Ueber dem Emmentaler Dorf erwacht ein frischer und klarer Frühherbstmorgen und wo es vor einer Stunde noch ganz still war, herscht plötzlich emsige Betriebsamkeit. Ein neuer Tag hat begonnen. Auf der Durchfahrtsstrasse in Richtung Burgdorf herrscht schon reger Verkehr und am Bahnhof warten die Menschen auf ihren Zug, der sie nach Sumiswald, Thun oder in das nahe gelegene Burgdorf bringt. Menschen mit den verschiedensten Interessen und Plänen stehen am Bahnsteig, unterhalten sich angeregt, lesen eine Zeitung, hören mit ihrem Mp3 Player Musik oder sind in Gedanken versunken. Was hält dieser Tag wohl für uns bereit? Im Zug kann es an manchen Tagen unter der Woche etwas eng werden. Die Reisenden im Zug haben die unterschiedlichsten Interessen, doch letztendlich verfolgen sie doch alle dasselbe Ziel: sie streben nach Glück und Anerkennung. Sie wünschen sich Geborgenheit, Sicherheit und ein erfülltes Leben. Manche in einer Beziehung zu einem lieben Du. Andere allein, damit sie sich ganz ihrer Aufgabe widmen können.
Alle diese Wünsche führen diese Mensche mit sich, wenn sie im Zug unterwegs sind. Wie eine Reisetasche, die sie jeden Morgen umhängen, wenn sie sich auf den Weg machen, um ihr Tageswerk zu beginnen. Gerade dieser Gedanke ist es, der die Menschen näher und freundlicher erscheinen lässt. Im Trubel, im raschen Takt des morgendlichen Werkverkehrs ist dieses Streben zu erkennen. Menschen suchen das Glück, so wie eine Pflanze dem Licht der Sonne zu strebt. Und während die einen erfolgreich sind und auf der Sonnenseite des Lebens stehen, müssen andere lange warten, bis auch ihr Glücksstern aufsteigt. Mache warten vergebens. Freud und Leid sind auch im Zuge nahe beieinander, so wie die Menschen auf den Sitzen in einem vollen Zug.

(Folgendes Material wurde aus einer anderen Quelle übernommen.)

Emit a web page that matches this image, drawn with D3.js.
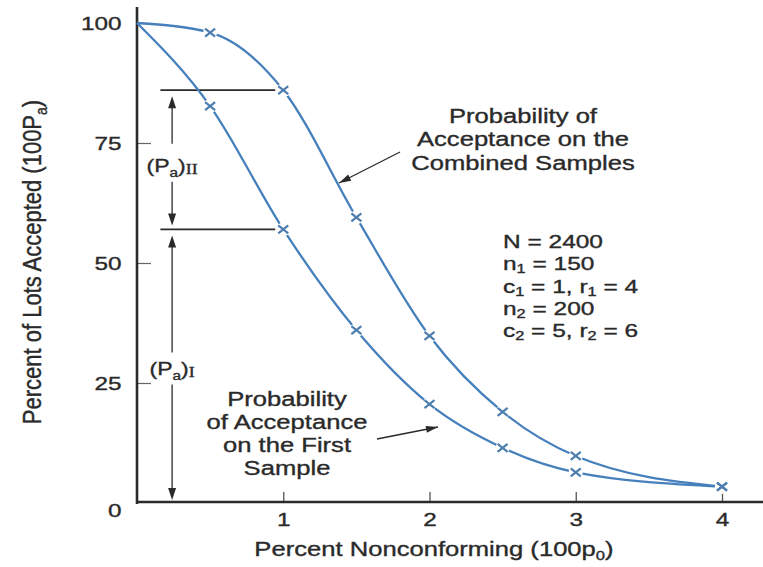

Die Berner Zeitung hat vor einiger Zeit einen Artikel über die menschlichen Untugenden verfasst, über die sich die Passagiere im Zug aufregen. Dies ist eine kurze Replik auf diesen Artikel, die dazu einlädt, die Aufmerksamkeit auf einen anderen wichtigen Aspekt zu richten: auf das Wesen der Menschlichkeit, dem wir auch im Zug auf Schritt und Tritt begegnen können. Was ist Menschlichkeit in dieser Situation? Es ist im morgendlichen Zugverkehr eine einfache, schlichte Geste, die den anderen dennoch freut. Wie etwa die Einladung, «hier ist noch Platz frei.». Oder ein freundliches «Ja, bitte!» wenn nach einem Platz gefragt wird. Nicht einfach griesgrämig wegsehen oder hinter der Zeitung verstecken, wenn jemand ein paar Worte wechseln möchte. Oder auch nur ein Lächeln im Gesicht. Wer mit diesem Vorsatz in den Zug steigt, wird das «sich auf die Nerven gehen» bald weit hinter sich lassen, so wie der Zug das Depot, das er am frühen Morgen verlassen hat. Doch während der Zug am Abend in sei Depot zurück kehrt, müssen wir dies nicht unbedingt tun…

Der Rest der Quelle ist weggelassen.